--- Data records ---
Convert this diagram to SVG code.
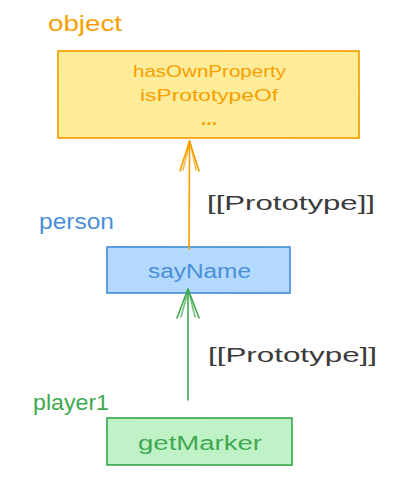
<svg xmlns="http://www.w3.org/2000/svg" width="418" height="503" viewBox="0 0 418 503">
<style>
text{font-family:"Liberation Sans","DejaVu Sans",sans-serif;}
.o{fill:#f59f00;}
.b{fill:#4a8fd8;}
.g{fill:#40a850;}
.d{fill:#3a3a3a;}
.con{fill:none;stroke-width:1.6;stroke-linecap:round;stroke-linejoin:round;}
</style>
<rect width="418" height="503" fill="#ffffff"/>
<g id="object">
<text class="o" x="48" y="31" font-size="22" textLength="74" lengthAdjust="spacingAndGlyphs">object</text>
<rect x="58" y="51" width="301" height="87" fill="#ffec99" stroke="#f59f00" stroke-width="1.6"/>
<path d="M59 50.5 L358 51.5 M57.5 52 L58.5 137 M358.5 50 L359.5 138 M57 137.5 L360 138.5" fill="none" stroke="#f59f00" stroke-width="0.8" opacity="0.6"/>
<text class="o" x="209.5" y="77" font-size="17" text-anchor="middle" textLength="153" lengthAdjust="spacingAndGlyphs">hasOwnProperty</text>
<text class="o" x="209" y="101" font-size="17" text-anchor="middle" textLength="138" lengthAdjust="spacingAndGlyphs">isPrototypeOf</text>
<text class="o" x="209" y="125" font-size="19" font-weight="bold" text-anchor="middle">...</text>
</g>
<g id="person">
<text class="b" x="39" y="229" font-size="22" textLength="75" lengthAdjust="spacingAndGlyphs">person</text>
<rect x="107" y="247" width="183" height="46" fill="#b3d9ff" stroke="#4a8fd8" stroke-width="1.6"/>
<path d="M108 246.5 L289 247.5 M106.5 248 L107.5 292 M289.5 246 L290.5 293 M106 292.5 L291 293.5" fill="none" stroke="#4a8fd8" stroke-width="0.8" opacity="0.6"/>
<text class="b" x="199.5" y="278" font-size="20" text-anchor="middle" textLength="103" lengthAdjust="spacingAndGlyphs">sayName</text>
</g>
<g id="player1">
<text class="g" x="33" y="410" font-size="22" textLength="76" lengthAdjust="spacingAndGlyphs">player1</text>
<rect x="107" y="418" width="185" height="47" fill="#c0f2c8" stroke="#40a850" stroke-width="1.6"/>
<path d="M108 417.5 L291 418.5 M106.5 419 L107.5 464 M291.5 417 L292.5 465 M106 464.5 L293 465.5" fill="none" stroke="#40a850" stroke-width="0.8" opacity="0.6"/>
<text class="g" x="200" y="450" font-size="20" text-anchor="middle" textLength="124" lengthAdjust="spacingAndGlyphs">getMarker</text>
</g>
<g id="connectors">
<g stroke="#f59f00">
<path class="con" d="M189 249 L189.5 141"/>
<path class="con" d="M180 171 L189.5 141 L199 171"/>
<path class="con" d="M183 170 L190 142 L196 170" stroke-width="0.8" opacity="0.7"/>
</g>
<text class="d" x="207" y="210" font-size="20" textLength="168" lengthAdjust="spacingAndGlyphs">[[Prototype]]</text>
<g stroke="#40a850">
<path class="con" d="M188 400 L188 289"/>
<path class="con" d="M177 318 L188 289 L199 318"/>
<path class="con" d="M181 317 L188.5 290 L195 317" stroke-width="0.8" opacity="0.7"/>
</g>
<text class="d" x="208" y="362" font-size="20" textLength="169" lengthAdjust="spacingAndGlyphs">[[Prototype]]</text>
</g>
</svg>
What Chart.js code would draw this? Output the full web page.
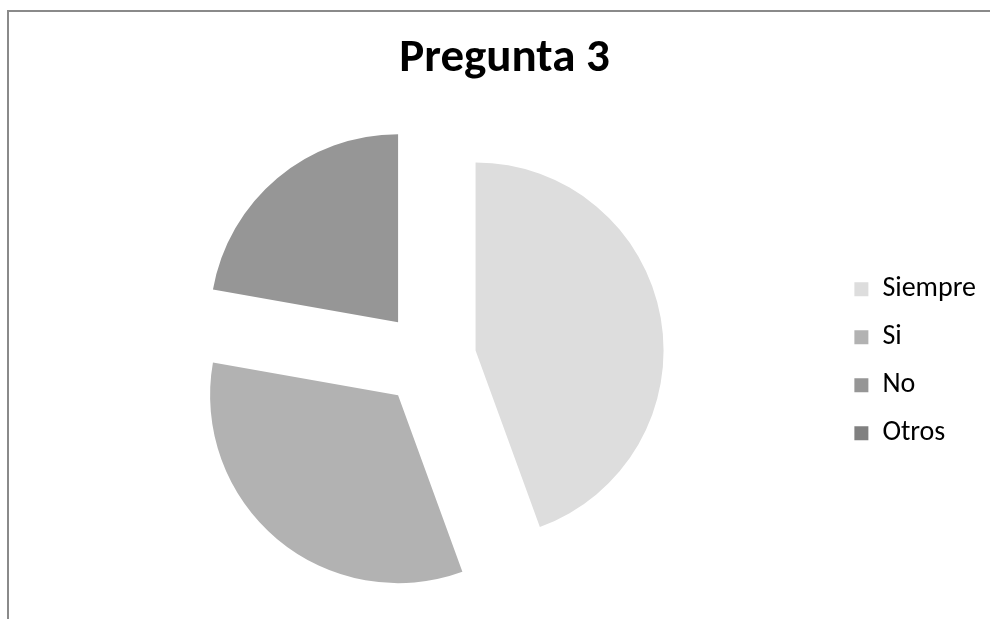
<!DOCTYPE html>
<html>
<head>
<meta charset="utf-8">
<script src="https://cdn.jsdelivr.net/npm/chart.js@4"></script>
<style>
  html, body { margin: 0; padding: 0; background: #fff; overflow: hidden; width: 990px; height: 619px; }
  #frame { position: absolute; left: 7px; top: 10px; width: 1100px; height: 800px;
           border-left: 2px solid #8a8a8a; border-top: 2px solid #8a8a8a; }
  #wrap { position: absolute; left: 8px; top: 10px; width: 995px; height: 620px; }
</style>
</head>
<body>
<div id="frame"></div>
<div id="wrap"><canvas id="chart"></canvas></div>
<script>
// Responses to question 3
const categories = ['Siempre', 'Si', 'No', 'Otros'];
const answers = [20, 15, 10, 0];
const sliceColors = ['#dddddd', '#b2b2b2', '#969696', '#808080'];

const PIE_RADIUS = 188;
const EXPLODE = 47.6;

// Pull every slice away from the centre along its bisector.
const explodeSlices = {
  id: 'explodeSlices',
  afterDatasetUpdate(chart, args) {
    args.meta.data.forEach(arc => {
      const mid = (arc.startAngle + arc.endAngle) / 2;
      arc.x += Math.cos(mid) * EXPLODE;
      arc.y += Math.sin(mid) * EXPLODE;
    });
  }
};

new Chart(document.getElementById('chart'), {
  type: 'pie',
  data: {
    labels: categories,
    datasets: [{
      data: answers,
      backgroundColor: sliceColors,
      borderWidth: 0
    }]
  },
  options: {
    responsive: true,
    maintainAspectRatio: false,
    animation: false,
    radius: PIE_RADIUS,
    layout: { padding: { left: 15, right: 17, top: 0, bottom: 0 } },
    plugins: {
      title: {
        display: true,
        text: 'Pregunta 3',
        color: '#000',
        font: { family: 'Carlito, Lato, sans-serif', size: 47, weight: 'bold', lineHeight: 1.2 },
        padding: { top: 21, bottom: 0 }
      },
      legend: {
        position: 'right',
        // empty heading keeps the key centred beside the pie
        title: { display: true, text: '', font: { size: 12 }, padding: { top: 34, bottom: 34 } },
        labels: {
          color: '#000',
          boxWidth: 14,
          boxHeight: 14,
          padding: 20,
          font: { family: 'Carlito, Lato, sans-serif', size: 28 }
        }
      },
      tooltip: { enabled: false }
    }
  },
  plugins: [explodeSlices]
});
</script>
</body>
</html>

--- Instructions to follow ---
Check each line of these records for the string "this" and state only how many lines have it.

--- Solution to the exercise ---
2